(WORK TO DO)
Set down only those lines that fall from the line containing "Write the Chart.js code for this chart." through the line containing "const upperHigh = [3.46, 7.9, 0.92];", unchanged and without pictures.

▼

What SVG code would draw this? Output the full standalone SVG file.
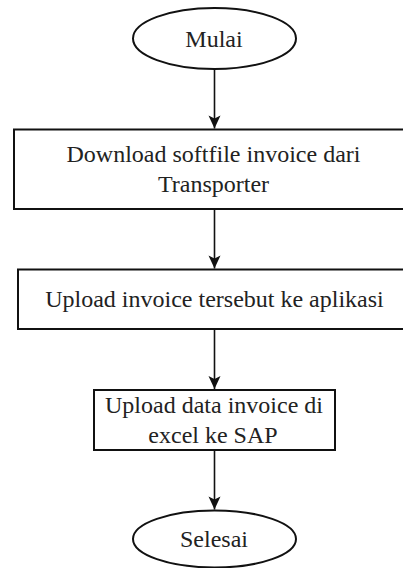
<svg xmlns="http://www.w3.org/2000/svg" width="403" height="568" viewBox="0 0 403 568">
<style>
.shape{fill:#fff;stroke:#111;stroke-width:2}
.t{font-family:"Liberation Serif","Times New Roman",serif;font-size:24px;fill:#222;text-anchor:middle}
.c{stroke:#111;stroke-width:1.6;fill:none}
</style>
<defs>
<marker id="ah" markerUnits="userSpaceOnUse" markerWidth="15" markerHeight="14" viewBox="-14 -7 15 14" refX="0" refY="0" orient="auto">
<path d="M0,0 L-13,-6 L-10,0 L-13,6 Z" fill="#111"/>
</marker>
</defs>
<rect width="403" height="568" fill="#fff"/>
<g id="connectors">
<line class="c" x1="214.5" y1="69" x2="214.5" y2="128.5" marker-end="url(#ah)"/>
<line class="c" x1="214.5" y1="209" x2="214.5" y2="268.5" marker-end="url(#ah)"/>
<line class="c" x1="214.5" y1="329" x2="214.5" y2="389" marker-end="url(#ah)"/>
<line class="c" x1="214.5" y1="450" x2="214.5" y2="509.5" marker-end="url(#ah)"/>
</g>
<g id="mulai">
<ellipse class="shape" cx="214.5" cy="38.5" rx="81.5" ry="30.5"/>
<text class="t" x="214" y="47">Mulai</text>
</g>
<g id="download">
<rect class="shape" x="14" y="129.5" width="400" height="79.5"/>
<text class="t" x="213.5" y="162">Download softfile invoice dari</text>
<text class="t" x="213.5" y="192">Transporter</text>
</g>
<g id="upload-aplikasi">
<rect class="shape" x="18" y="269.5" width="396" height="59.5"/>
<text class="t" x="214.5" y="307">Upload invoice tersebut ke aplikasi</text>
</g>
<g id="upload-sap">
<rect class="shape" x="94" y="390" width="241" height="60"/>
<text class="t" x="214" y="413">Upload data invoice di</text>
<text class="t" x="213" y="443">excel ke SAP</text>
</g>
<g id="selesai">
<ellipse class="shape" cx="214.5" cy="539" rx="81.5" ry="28.5"/>
<text class="t" x="214" y="547">Selesai</text>
</g>
</svg>
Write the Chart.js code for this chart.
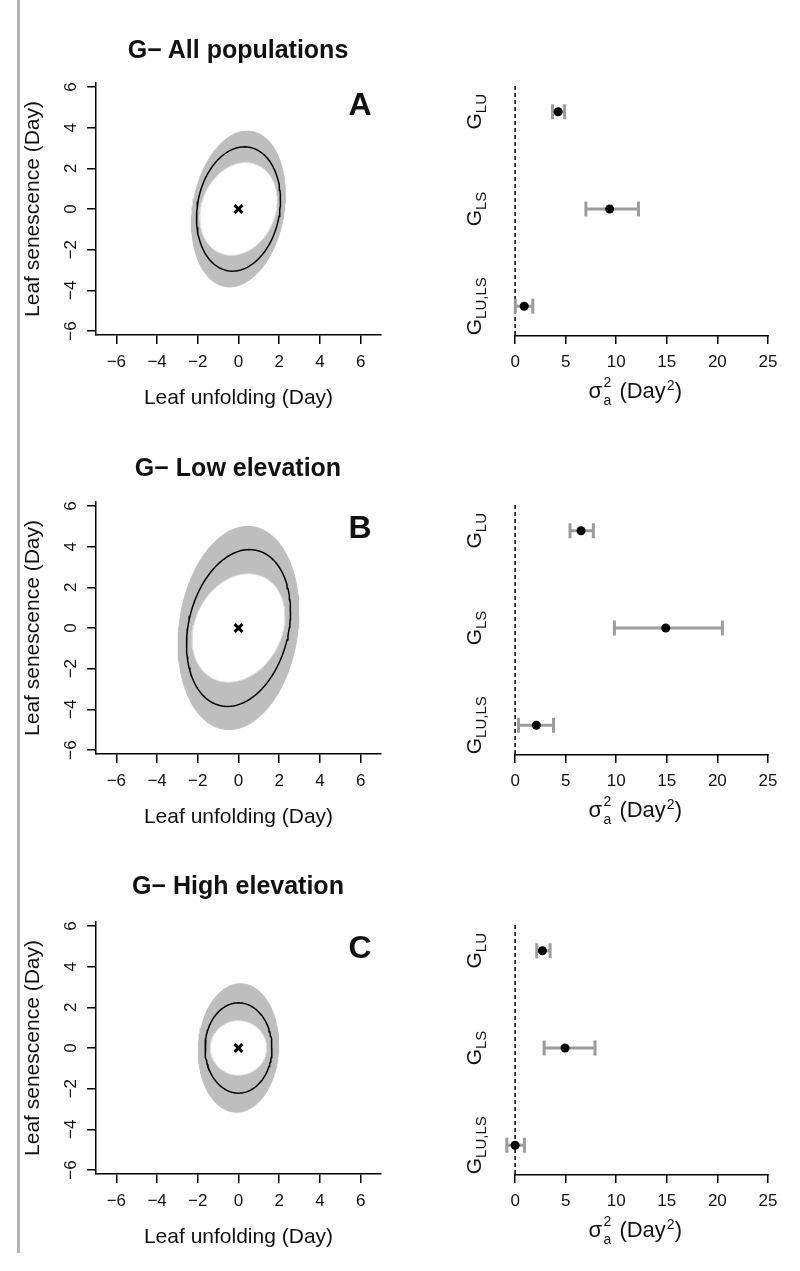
<!DOCTYPE html>
<html lang="en">
<head>
    <meta charset="UTF-8">
    <title>G matrices of leaf phenology</title>
    <script src="https://cdn.jsdelivr.net/npm/chart.js"></script>
    <style>
        body { margin: 0; background: #fff; }
        #page {
            position: relative;
            width: 800px;
            height: 1271px;
            font-family: "Liberation Sans", Arial, sans-serif;
            color: #111;
        }
        #page canvas { position: absolute; }
        .sideBar { position: absolute; left: 17px; top: 0; width: 3px; height: 1253px; background: #b4b4b4; }
        .rowTitle {
            position: absolute; left: 38px; width: 400px;
            text-align: center; font-weight: bold; font-size: 25px; line-height: 25px;
        }
        .letter {
            position: absolute; left: 330px; width: 60px;
            text-align: center; font-weight: bold; font-size: 32px; line-height: 32px;
        }
    </style>
</head>
<body>
<div id="page">
    <div class="sideBar"></div>
</div>

<script>
    // ---- data ----
    const rowTitles = ['G\u2212 All populations', 'G\u2212 Low elevation', 'G\u2212 High elevation'];
    const rowLetters = ['A', 'B', 'C'];
    const leafTicks = [-6, -4, -2, 0, 2, 4, 6];
    const varTicks = [0, 5, 10, 15, 20, 25];
    const components = ['LU', 'LS', 'LU,LS'];
    const componentRows = [3, 2, 1];
    const centreMark = [0, 0];

    // G elements (Day^2), order: var LU, var LS, cov LU-LS
    const modeAll = [4.25, 9.35, 0.9];
    const lowerAll = [3.7, 7.0, 0.02];
    const upperAll = [4.9, 12.2, 1.75];

    const modeLow = [6.52, 14.9, 2.1];
    const lowerLow = [5.43, 9.82, 0.33];
    const upperLow = [7.74, 20.5, 3.8];

    const modeHigh = [2.7, 4.94, 0.0];
    const lowerHigh = [2.14, 2.87, -0.82];
    const upperHigh = [3.46, 7.9, 0.92];

    // outer / inner edge of the grey cloud of posterior ellipses, same order
    const cloudOuterAll = [5.3, 14.7, 1.65];
    const cloudInnerAll = [3.6, 5.2, 0.8];
    const cloudOuterLow = [8.8, 25.0, 2.3];
    const cloudInnerLow = [5.2, 7.1, 1.3];
    const cloudOuterHigh = [3.9, 10.0, 0.3];
    const cloudInnerHigh = [1.9, 1.8, 0.0];

    const rows = [
        { mode: modeAll, lower: lowerAll, upper: upperAll, outer: cloudOuterAll, inner: cloudInnerAll },
        { mode: modeLow, lower: lowerLow, upper: upperLow, outer: cloudOuterLow, inner: cloudInnerLow },
        { mode: modeHigh, lower: lowerHigh, upper: upperHigh, outer: cloudOuterHigh, inner: cloudInnerHigh }
    ];

    // ---- layout (page pixels) ----
    const rowTop = [0, 419, 839];
    const titleTop = [37, 455, 873];
    const letterTop = [88, 511, 931];
    const rightYMin = 0.704, rightYMax = 3.296;

    Chart.defaults.font.family = '"Liberation Sans", Arial, sans-serif';
    Chart.defaults.color = '#111';

    // 1-sd contour of a 2x2 covariance [vx, vy, cov]
    function ellipse(g) {
        const a = Math.sqrt(g[0]);
        const b = g[2] / a;
        const d = Math.sqrt(g[1] - b * b);
        const pts = [];
        for (let k = 0; k <= 120; k++) {
            const t = k / 120 * 2 * Math.PI;
            pts.push({ x: a * Math.cos(t), y: b * Math.cos(t) + d * Math.sin(t) });
        }
        return pts;
    }

    const minusFmt = v => v < 0 ? '\u2212' + Math.abs(v) : String(v);
    const axisGrid = {
        drawOnChartArea: false, drawTicks: true, tickLength: 9,
        color: '#000', tickColor: '#000', lineWidth: 1.5, tickWidth: 1.5
    };
    const tickFont = { size: 17 };

    function leftChart(canvas, r) {
        return new Chart(canvas, {
            type: 'line',
            data: {
                datasets: [
                    { data: [{ x: centreMark[0], y: centreMark[1] }], showLine: false, pointStyle: 'crossRot',
                      pointRadius: 5.5, pointBorderWidth: 3, pointBorderColor: '#000', order: 1 },
                    { data: ellipse(r.mode), borderColor: '#000', borderWidth: 1.5, pointRadius: 0, fill: false, order: 2 },
                    { data: ellipse(r.inner), borderColor: '#e2e2e2', borderWidth: 1, backgroundColor: '#fff',
                      pointRadius: 0, fill: 'shape', order: 3 },
                    { data: ellipse(r.outer), borderColor: '#bebebe', borderWidth: 1, backgroundColor: '#bebebe',
                      pointRadius: 0, fill: 'shape', order: 4 }
                ]
            },
            options: {
                responsive: false,
                animation: false,
                events: [],
                layout: { padding: { left: 0, right: 19, top: 83, bottom: 0 } },
                plugins: { legend: { display: false }, tooltip: { enabled: false } },
                scales: {
                    x: {
                        type: 'linear', min: -7, max: 7,
                        afterBuildTicks: s => { s.ticks = leafTicks.map(v => ({ value: v })); },
                        afterFit: s => { s.height = 84; },
                        grid: axisGrid,
                        border: { display: true, color: '#000', width: 1.5 },
                        ticks: { font: tickFont, padding: 8.5, maxRotation: 0, autoSkip: false, callback: minusFmt },
                        title: { display: true, text: 'Leaf unfolding (Day)', font: { size: 21 },
                                 padding: { top: 0, bottom: 8 } }
                    },
                    y: {
                        type: 'linear', min: -6.2, max: 6.2,
                        afterBuildTicks: s => { s.ticks = leafTicks.map(v => ({ value: v })); },
                        afterFit: s => { s.width = 96; },
                        grid: axisGrid,
                        border: { display: true, color: '#000', width: 1.5 },
                        ticks: { font: tickFont, padding: 5.6, minRotation: 90, crossAlign: 'center',
                                 autoSkip: false, callback: minusFmt },
                        title: { display: true, text: 'Leaf senescence (Day)', font: { size: 21 },
                                 padding: { top: 20.4, bottom: 0 } }
                    }
                }
            }
        });
    }

    // axis line 0..25, rotated G labels and the sigma axis title
    const rightText = {
        id: 'rightText',
        afterDraw(chart) {
            const { ctx, chartArea, scales } = chart;
            const x = scales.x, y = scales.y;
            const fam = Chart.defaults.font.family;
            ctx.save();
            ctx.strokeStyle = '#000';
            ctx.lineWidth = 1.5;
            ctx.beginPath();
            ctx.moveTo(x.getPixelForValue(varTicks[0]) - 0.75, chartArea.bottom + 0.75);
            ctx.lineTo(x.getPixelForValue(varTicks[varTicks.length - 1]) + 0.75, chartArea.bottom + 0.75);
            ctx.stroke();

            ctx.fillStyle = '#111';
            ctx.textBaseline = 'alphabetic';
            ctx.textAlign = 'left';
            components.forEach((c, i) => {
                const py = y.getPixelForValue(componentRows[i]);
                ctx.save();
                ctx.translate(chartArea.left - 24, py);
                ctx.rotate(-Math.PI / 2);
                ctx.font = '21px ' + fam;
                const wG = ctx.measureText('G').width;
                ctx.font = '15px ' + fam;
                const wS = ctx.measureText(c).width;
                const x0 = -(wG + wS) / 2;
                ctx.font = '21px ' + fam;
                ctx.fillText('G', x0, 0);
                ctx.font = '15px ' + fam;
                ctx.fillText(c, x0 + wG, 4.5);
                ctx.restore();
            });

            // sigma^2_a (Day^2)
            const base = chartArea.bottom + 63;
            const big = '22px ' + fam, small = '14px ' + fam;
            ctx.font = big;
            const wSig = ctx.measureText('\u03c3').width;
            const wOpen = ctx.measureText('(Day').width;
            const wClose = ctx.measureText(')').width;
            ctx.font = small;
            const wTwo = ctx.measureText('2').width;
            const total = wSig + 2 + wTwo + 8 + wOpen + 1 + wTwo + wClose;
            let cx = (chartArea.left + chartArea.right) / 2 - 6 - total / 2;
            ctx.font = big;
            ctx.fillText('\u03c3', cx, base);
            cx += wSig + 1.5;
            ctx.font = small;
            ctx.fillText('2', cx, base - 11);
            ctx.fillText('a', cx, base + 7);
            cx += wTwo + 8;
            ctx.font = big;
            ctx.fillText('(Day', cx, base);
            cx += wOpen + 1;
            ctx.font = small;
            ctx.fillText('2', cx, base - 8);
            cx += wTwo;
            ctx.font = big;
            ctx.fillText(')', cx, base);
            ctx.restore();
        }
    };

    function rightChart(canvas, r) {
        const bars = components.map((c, i) => ({
            data: [{ x: r.lower[i], y: componentRows[i] }, { x: r.upper[i], y: componentRows[i] }],
            borderColor: '#9c9c9c', borderWidth: 3,
            pointStyle: 'line', pointRotation: 90, pointRadius: 7.5,
            pointBorderWidth: 3, pointBorderColor: '#9c9c9c', order: 2
        }));
        return new Chart(canvas, {
            type: 'line',
            data: {
                datasets: [
                    { data: r.mode.map((v, i) => ({ x: v, y: componentRows[i] })), showLine: false,
                      pointRadius: 4.5, pointBackgroundColor: '#000', pointBorderWidth: 0, order: 1 },
                    ...bars,
                    { data: [{ x: 0, y: rightYMin }, { x: 0, y: rightYMax }], borderColor: '#000',
                      borderWidth: 1.5, borderDash: [4, 3], pointRadius: 0, order: 3 }
                ]
            },
            options: {
                responsive: false,
                animation: false,
                events: [],
                layout: { padding: { left: 105, right: 22, top: 83, bottom: 0 } },
                plugins: { legend: { display: false }, tooltip: { enabled: false } },
                scales: {
                    x: {
                        type: 'linear', min: -1, max: 26,
                        afterBuildTicks: s => { s.ticks = varTicks.map(v => ({ value: v })); },
                        afterFit: s => { s.height = 84; },
                        grid: axisGrid,
                        border: { display: false },
                        ticks: { font: tickFont, padding: 8.5, maxRotation: 0, autoSkip: false }
                    },
                    y: { type: 'linear', min: rightYMin, max: rightYMax, display: false }
                }
            },
            plugins: [rightText]
        });
    }

    const page = document.getElementById('page');
    rows.forEach((r, k) => {
        const left = document.createElement('canvas');
        left.width = 400; left.height = 419;
        left.style.left = '0px'; left.style.top = rowTop[k] + 'px';
        page.appendChild(left);

        const right = document.createElement('canvas');
        right.width = 400; right.height = 419;
        right.style.left = '400px'; right.style.top = rowTop[k] + 'px';
        page.appendChild(right);

        const t = document.createElement('div');
        t.className = 'rowTitle';
        t.style.top = titleTop[k] + 'px';
        t.textContent = rowTitles[k];
        page.appendChild(t);

        const l = document.createElement('div');
        l.className = 'letter';
        l.style.top = letterTop[k] + 'px';
        l.textContent = rowLetters[k];
        page.appendChild(l);

        leftChart(left, r);
        rightChart(right, r);
    });
</script>
</body>
</html>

▲

(TASK RESPONSE)
Write the Chart.js code for this chart.
<!DOCTYPE html>
<html lang="en">
<head>
    <meta charset="UTF-8">
    <title>G matrices of leaf phenology</title>
    <script src="https://cdn.jsdelivr.net/npm/chart.js"></script>
    <style>
        body { margin: 0; background: #fff; }
        #page {
            position: relative;
            width: 800px;
            height: 1271px;
            font-family: "Liberation Sans", Arial, sans-serif;
            color: #111;
        }
        #page canvas { position: absolute; }
        .sideBar { position: absolute; left: 17px; top: 0; width: 3px; height: 1253px; background: #b4b4b4; }
        .rowTitle {
            position: absolute; left: 38px; width: 400px;
            text-align: center; font-weight: bold; font-size: 25px; line-height: 25px;
        }
        .letter {
            position: absolute; left: 330px; width: 60px;
            text-align: center; font-weight: bold; font-size: 32px; line-height: 32px;
        }
    </style>
</head>
<body>
<div id="page">
    <div class="sideBar"></div>
</div>

<script>
    // ---- data ----
    const rowTitles = ['G\u2212 All populations', 'G\u2212 Low elevation', 'G\u2212 High elevation'];
    const rowLetters = ['A', 'B', 'C'];
    const leafTicks = [-6, -4, -2, 0, 2, 4, 6];
    const varTicks = [0, 5, 10, 15, 20, 25];
    const components = ['LU', 'LS', 'LU,LS'];
    const componentRows = [3, 2, 1];
    const centreMark = [0, 0];

    // G elements (Day^2), order: var LU, var LS, cov LU-LS
    const modeAll = [4.25, 9.35, 0.9];
    const lowerAll = [3.7, 7.0, 0.02];
    const upperAll = [4.9, 12.2, 1.75];

    const modeLow = [6.52, 14.9, 2.1];
    const lowerLow = [5.43, 9.82, 0.33];
    const upperLow = [7.74, 20.5, 3.8];

    const modeHigh = [2.7, 4.94, 0.0];
    const lowerHigh = [2.14, 2.87, -0.82];
    const upperHigh = [3.46, 7.9, 0.92];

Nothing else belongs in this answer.